→ **EXERCISE DETAILS**
Copy all of the material word for word, except for the pictures.

──────── SOURCE MATERIAL ────────

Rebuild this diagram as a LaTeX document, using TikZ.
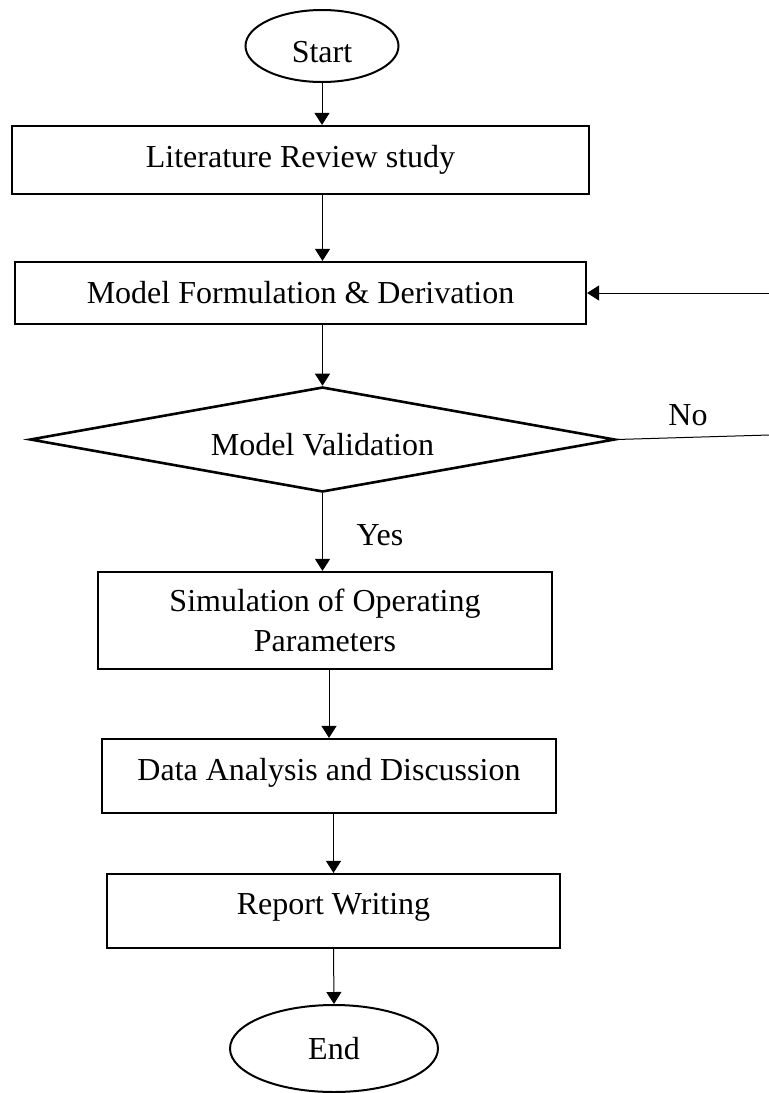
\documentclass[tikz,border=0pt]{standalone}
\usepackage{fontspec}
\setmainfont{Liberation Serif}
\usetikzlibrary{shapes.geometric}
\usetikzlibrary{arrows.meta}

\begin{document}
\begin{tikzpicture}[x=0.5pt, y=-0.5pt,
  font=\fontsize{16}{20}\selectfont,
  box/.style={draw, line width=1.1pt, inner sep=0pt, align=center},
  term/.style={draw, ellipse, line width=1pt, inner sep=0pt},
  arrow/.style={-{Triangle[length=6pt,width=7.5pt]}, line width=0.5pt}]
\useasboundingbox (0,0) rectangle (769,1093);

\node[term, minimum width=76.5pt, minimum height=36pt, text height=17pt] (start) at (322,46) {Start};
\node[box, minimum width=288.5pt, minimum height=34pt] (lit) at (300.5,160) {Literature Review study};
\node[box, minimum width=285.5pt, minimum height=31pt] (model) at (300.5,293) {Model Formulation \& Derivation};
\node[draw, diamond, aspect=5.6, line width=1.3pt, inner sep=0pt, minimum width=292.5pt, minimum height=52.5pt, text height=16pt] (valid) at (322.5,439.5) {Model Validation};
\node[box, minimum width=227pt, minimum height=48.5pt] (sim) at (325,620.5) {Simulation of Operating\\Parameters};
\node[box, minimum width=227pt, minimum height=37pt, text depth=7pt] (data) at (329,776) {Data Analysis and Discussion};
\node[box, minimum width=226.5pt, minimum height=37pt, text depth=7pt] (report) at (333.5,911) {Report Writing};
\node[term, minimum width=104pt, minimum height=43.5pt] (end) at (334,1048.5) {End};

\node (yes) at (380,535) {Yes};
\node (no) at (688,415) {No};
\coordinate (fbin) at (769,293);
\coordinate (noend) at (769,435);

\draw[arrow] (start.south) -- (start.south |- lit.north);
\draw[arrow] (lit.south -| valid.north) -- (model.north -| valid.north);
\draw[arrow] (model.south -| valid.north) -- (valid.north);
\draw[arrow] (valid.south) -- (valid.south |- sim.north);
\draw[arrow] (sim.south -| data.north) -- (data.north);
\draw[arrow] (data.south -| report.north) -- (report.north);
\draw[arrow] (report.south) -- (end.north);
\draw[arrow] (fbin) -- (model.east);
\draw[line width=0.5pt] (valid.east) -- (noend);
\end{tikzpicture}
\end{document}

────────

→ **TASK RESPONSE**
Rebuild this diagram as a LaTeX document, using TikZ.
\documentclass[tikz,border=0pt]{standalone}
\usepackage{fontspec}
\setmainfont{Liberation Serif}
\usetikzlibrary{shapes.geometric}
\usetikzlibrary{arrows.meta}

\begin{document}
\begin{tikzpicture}[x=0.5pt, y=-0.5pt,
  font=\fontsize{16}{20}\selectfont,
  box/.style={draw, line width=1.1pt, inner sep=0pt, align=center},
  term/.style={draw, ellipse, line width=1pt, inner sep=0pt},
  arrow/.style={-{Triangle[length=6pt,width=7.5pt]}, line width=0.5pt}]
\useasboundingbox (0,0) rectangle (769,1093);

\node[term, minimum width=76.5pt, minimum height=36pt, text height=17pt] (start) at (322,46) {Start};
\node[box, minimum width=288.5pt, minimum height=34pt] (lit) at (300.5,160) {Literature Review study};
\node[box, minimum width=285.5pt, minimum height=31pt] (model) at (300.5,293) {Model Formulation \& Derivation};
\node[draw, diamond, aspect=5.6, line width=1.3pt, inner sep=0pt, minimum width=292.5pt, minimum height=52.5pt, text height=16pt] (valid) at (322.5,439.5) {Model Validation};
\node[box, minimum width=227pt, minimum height=48.5pt] (sim) at (325,620.5) {Simulation of Operating\\Parameters};
\node[box, minimum width=227pt, minimum height=37pt, text depth=7pt] (data) at (329,776) {Data Analysis and Discussion};
\node[box, minimum width=226.5pt, minimum height=37pt, text depth=7pt] (report) at (333.5,911) {Report Writing};
\node[term, minimum width=104pt, minimum height=43.5pt] (end) at (334,1048.5) {End};

\node (yes) at (380,535) {Yes};
\node (no) at (688,415) {No};
\coordinate (fbin) at (769,293);
\coordinate (noend) at (769,435);

\draw[arrow] (start.south) -- (start.south |- lit.north);
\draw[arrow] (lit.south -| valid.north) -- (model.north -| valid.north);
\draw[arrow] (model.south -| valid.north) -- (valid.north);
\draw[arrow] (valid.south) -- (valid.south |- sim.north);
\draw[arrow] (sim.south -| data.north) -- (data.north);
\draw[arrow] (data.south -| report.north) -- (report.north);
\draw[arrow] (report.south) -- (end.north);
\draw[arrow] (fbin) -- (model.east);
\draw[line width=0.5pt] (valid.east) -- (noend);
\end{tikzpicture}
\end{document}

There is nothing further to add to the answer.